No jokes, this was a strange thing we noticed for real. I used to think of myself as a Coke Whisperer lol but apparently it might be more common with others then i thought?

Its like a new hidden world around you is revealed through some new perception you have gained and you wonder how you never saw it until now.
 
When I was growing up, I didn't know what drugs were either. I knew that weed and alcohol existed. I didn't believe any of the other stuff really existed. I grew up in the middle of no where. I know there was weed at my high school (it was a good high school, not sketchy or anything) because I remember someone getting suspended for having weed at school. It wasn't until most of my way through college that I started learning about drugs and what they really were. I remember thinking weed was like the worst thing in the world (I laugh about that now). I was once watching TV with my boyfriend, when we started dating, and there was an anti-drug thing on TV. My bf got upset with it because it showed someone smoking weed and then all of a sudden they were useless and kicked out of school and miserable and stuff. It was one of those "what drugs can do to you" type things. I was confused, I was like of course that's what happens! And slowly he started explaining to me more about drugs. I can't believe that I didn't know a thing about drugs until I was 19 besides "drugs will kill you".

I was kinda sheltered too, until my bf taught me about them, and then I did some more research. It really depends how you grow up and stuff.

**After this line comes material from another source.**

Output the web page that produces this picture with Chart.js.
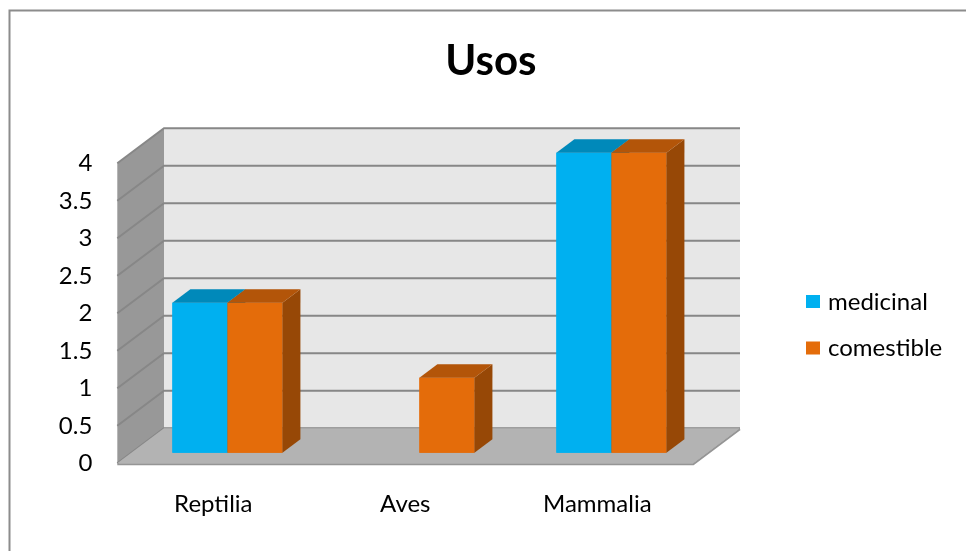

Now like 90% of my friends use drugs. Even my coworkers know about drugs. It's crazy how much they are out there, but I was completely oblivious before. I remember one of the first parties I went to, I was going to do MDMA at the party, and I was so worried that someone would notice I was high or something. Now I realize that there are TONS of people on drugs at parties. And the people who aren't on drugs know that others are on drugs. Hahah.